Here's a sed version:
sed -E '/^#[^#]\s*Section\s+[134]\s*$/, // s/foo/bar/' input.md
You may use this awk:
awk 'p {sub(/foo$/, "bar")} /^#/ {p = / (Section [134])$/} 1' file
# Section 1
- bar
- bar
- Unimportant Item
- bar
- Unimportant Item
# Section 2
- foo
- Unimportant Item
# Section 3
- bar
- Unimportant Item
# Section 4
- bar
- Unimportant Item
- bar
# Section 5
- foo
- foo
To make it more readable:
awk 'p { # if p==1 and current line # == n
sub(/foo$/, "bar") # replace foo with bar
}
/^#/ { # if line starts with #
p = / (Section [134])$/ # set p = 1/0 if it matches sections
} 1' file
For completion, this awk answer will do the substitutions in the whole section, including the header:
awk '/^#/ { in_section = /Section [1|3|4]/ } in_section { sub(/foo/, "bar") } 1' input.md
If you want to exclude the headers from the substitution:
awk ' /^#/ { in_section = /Section [1|3|4]/; header_line = NR }
in_section && (NR > header_line) { sub(/foo/, "bar") } 1' input.md
Detail
awk '/^#/ { # if in section header
in_section = /Section [1|3|4]/; # determine if section of interest (1/0)

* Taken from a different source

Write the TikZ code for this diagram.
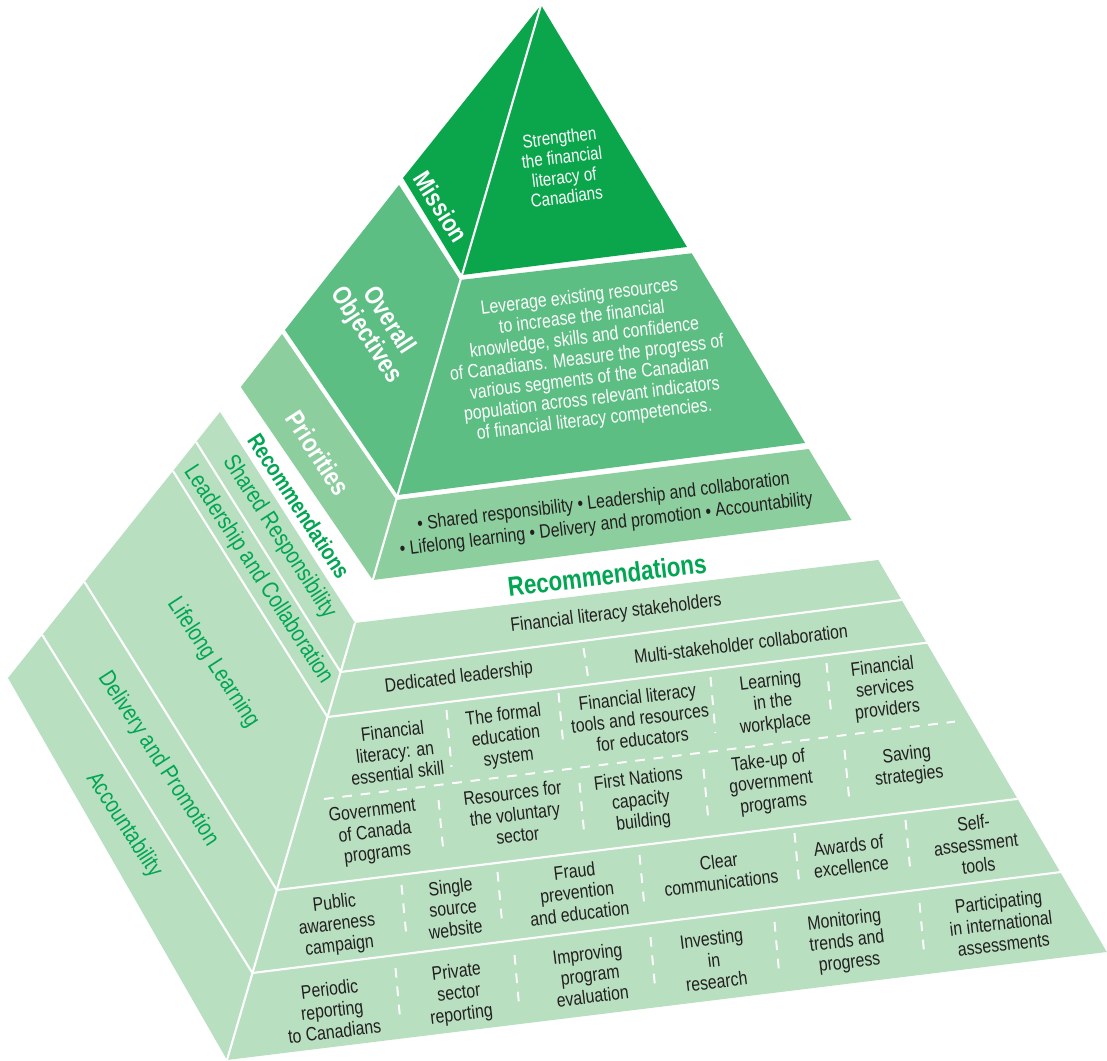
\documentclass[tikz,border=0pt]{standalone}
\usepackage{fontspec}
\setmainfont[FakeStretch=0.82]{Liberation Sans}
\definecolor{missiongreen}{RGB}{11,166,76}
\definecolor{objgreen}{RGB}{92,190,130}
\definecolor{prigreen}{RGB}{141,206,159}
\definecolor{recgreen}{RGB}{184,223,192}
\definecolor{titlegreen}{RGB}{0,166,81}
\definecolor{ink}{RGB}{35,31,32}

\begin{document}
\begin{tikzpicture}[x=0.02cm,y=-0.02cm,
  ridge/.style={white,line width=1.2pt},
  sepline/.style={white,line width=1.1pt,dash pattern=on 5.5pt off 5pt},
  cell/.style={text=ink,align=center,inner sep=0pt,rotate=7,font=\fontsize{11}{12.2}\selectfont},
  facetxt/.style={cell,text=white},
  tag/.style={text=white,align=center,inner sep=0pt,rotate=#1,font=\bfseries\fontsize{15}{15}\selectfont},
  tag/.default=-57,
  strip/.style={text=titlegreen,inner sep=0pt,rotate=-57,font=\fontsize{13.5}{14}\selectfont}]
  \useasboundingbox (0,0) rectangle (1107,1061);

  % top pyramid
  \fill[missiongreen] (541,5) -- (403,178) -- (462,275) -- (687,247) -- cycle;
  \fill[objgreen] (399,185) -- (460,280) -- (691.7,253.3) -- (805.1,443) -- (397.6,495) -- (285,330) -- cycle;
  \fill[prigreen] (282,334) -- (396.3,500) -- (808.7,449) -- (851.5,520) -- (372.8,580) -- (240.8,387) -- cycle;
  \draw[ridge] (541,5) -- (372.8,580);

  % lower block
  \fill[recgreen] (220,412) -- (355,623) -- (878.3,560) -- (1106.8,952) -- (227,1060) -- (8,678) -- cycle;
  \draw[ridge] (355,623) -- (227,1060);
  \foreach \ax/\ay/\bx/\by in {196.1/442/340.6/672, 173/471/327.5/717, 84.5/582/276.8/890, 42.3/635/252.4/973}
    \draw[ridge] (\ax,\ay) -- (\bx,\by);
  \foreach \ax/\ay/\bx/\by in {340.6/672/901.6/600, 327.5/717/926.7/642.7, 276.8/890/1017.5/798.9, 252.4/973/1061/872}
    \draw[ridge] (\ax,\ay) -- (\bx,\by);

  % dashed separators
  \draw[sepline] (324,799) -- (955,721.6);
  \foreach \x/\ya/\yb in {586/648/680,
      449/710/767, 561/693/747, 713/677/733, 829/663/717,
      441/800/853, 582/783/837, 706/769/821, 847/750/802,
      404/885/937, 500/872/927, 642/855/907, 797/833/887, 908/820/872,
      398/968/1023, 517/955/1010, 653/937/992, 777/922/977, 922/903/957}
    \draw[sepline] (\x-2.5,\ya) -- (\x+2.5,\yb);

  % labels on the left faces
  \node[tag=-58,font=\bfseries\fontsize{14.5}{15}\selectfont] (mission) at (441,207) {Mission};
  \node[tag] (objectives) at (377,328) {Overall\\Objectives};
  \node[tag] (priorities) at (318,453) {Priorities};
  \node[tag,text=titlegreen,font=\bfseries\fontsize{13}{13}\selectfont] (recside) at (299,506) {Recommendations};
  \node[strip] (shared) at (279,537) {Shared Responsibility};
  \node[strip] (leader) at (258,575) {Leadership and Collaboration};
  \node[strip] (lifelong) at (213,663) {Lifelong Learning};
  \node[strip] (delivery) at (158,759) {Delivery and Promotion};
  \node[strip] (account) at (124,825) {Accountability};

  % texts on the front faces
  \node[facetxt,font=\fontsize{10.5}{11.4}\selectfont] (missiontxt) at (563,167) {Strengthen\\the financial\\literacy of\\Canadians};
  \node[facetxt,font=\fontsize{11}{11.7}\selectfont] (objtxt) at (587,359) {Leverage existing resources\\to increase the financial\\knowledge, skills and confidence\\of Canadians. Measure the progress of\\various segments of the Canadian\\population across relevant indicators\\of financial literacy competencies.};
  \node[cell,font=\fontsize{11}{13}\selectfont] (pritxt) at (605,514) {\textbullet\ Shared responsibility \textbullet\ Leadership and collaboration\\\textbullet\ Lifelong learning \textbullet\ Delivery and promotion \textbullet\ Accountability};
  \node[cell,text=titlegreen,font=\bfseries\fontsize{15.5}{15.5}\selectfont] (rechead) at (607,575) {Recommendations};

  % rows of recommendations
  \node[cell] (stake) at (616,614) {Financial literacy stakeholders};
  \node[cell] (dedic) at (459,678) {Dedicated leadership};
  \node[cell] (multi) at (741,644) {Multi-stakeholder collaboration};
  \node[cell] (essential) at (395,752) {Financial\\literacy: an\\essential skill};
  \node[cell] (formal) at (506,737) {The formal\\education\\system};
  \node[cell] (tools) at (640,718) {Financial literacy\\tools and resources\\for educators};
  \node[cell] (workplace) at (773,703) {Learning\\in the\\workplace};
  \node[cell] (providers) at (885,689) {Financial\\services\\providers};
  \node[cell] (govcan) at (375,833) {Government\\of Canada\\programs};
  \node[cell] (volunt) at (515,814) {Resources for\\the voluntary\\sector};
  \node[cell] (firstn) at (641,801) {First Nations\\capacity\\building};
  \node[cell] (takeup) at (771,783) {Take-up of\\government\\programs};
  \node[cell] (saving) at (908,766) {Saving\\strategies};
  \node[cell] (public) at (337,925) {Public\\awareness\\campaign};
  \node[cell] (single) at (453,908) {Single\\source\\website};
  \node[cell] (fraud) at (577,892) {Fraud\\prevention\\and education};
  \node[cell] (clear) at (720,872) {Clear\\communications};
  \node[cell] (awards) at (850,856) {Awards of\\excellence};
  \node[cell] (selfas) at (976,844) {Self-\\assessment\\tools};
  \node[cell] (periodic) at (332,1010) {Periodic\\reporting\\to Canadians};
  \node[cell] (private) at (459,994) {Private\\sector\\reporting};
  \node[cell] (improve) at (590,975) {Improving\\program\\evaluation};
  \node[cell] (invest) at (714,960) {Investing\\in\\research};
  \node[cell] (monitor) at (847,942) {Monitoring\\trends and\\progress};
  \node[cell] (intl) at (1001,923) {Participating\\in international\\assessments};
\end{tikzpicture}
\end{document}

header_line = NR; # value of header line to exclude
}
in_section && (NR > header_line) { # if in section of interest and after header line
sub(/foo/, "bar"); # substitute text
} 1' input.md # 1 is to print all lines
My usual advice whenever you're considering sed -i is to use its older brother ed instead, as unlike sed, it's intended from the get-go to edit files (It's also POSIX standard, unlike sed -i, and thus more portable.)
Something like
ed -s input.md <<EOF
/Section 1/;/Section/s/foo/bar/g
/Section 3/;/Section/sg
w
EOF
Translated: In the block starting with the first line containing Section 1 and ending with the next Section line, replace foo with bar. Then do the same substitution in the Section 3 block. Finally, write the changes back to disk.
You can always provide multiple commands to sed with the -e option so that substitution occurs even when the sections are one after another:
sed -e '/# Section 1/,/#/ s/foo/bar/' -e '/# Section 2/,/#/ s/foo/bar/' input.md
Multiple commands can also be placed in a "sed script file":
# content of script.sed
/# Section 1/,/#/ s/foo/bar/
/# Section 2/,/#/ s/foo/bar/
And you executed like this:
sed -f script.sed input.md
A solution with sed
The key is in the range. The first addressing pattern matches the header(s) where we want the substitution to begin, and the second, matches all headers except the ones in the first addressing pattern. Note that the substitute command is inclusive of the first and last lines in the range (i.e. the headers).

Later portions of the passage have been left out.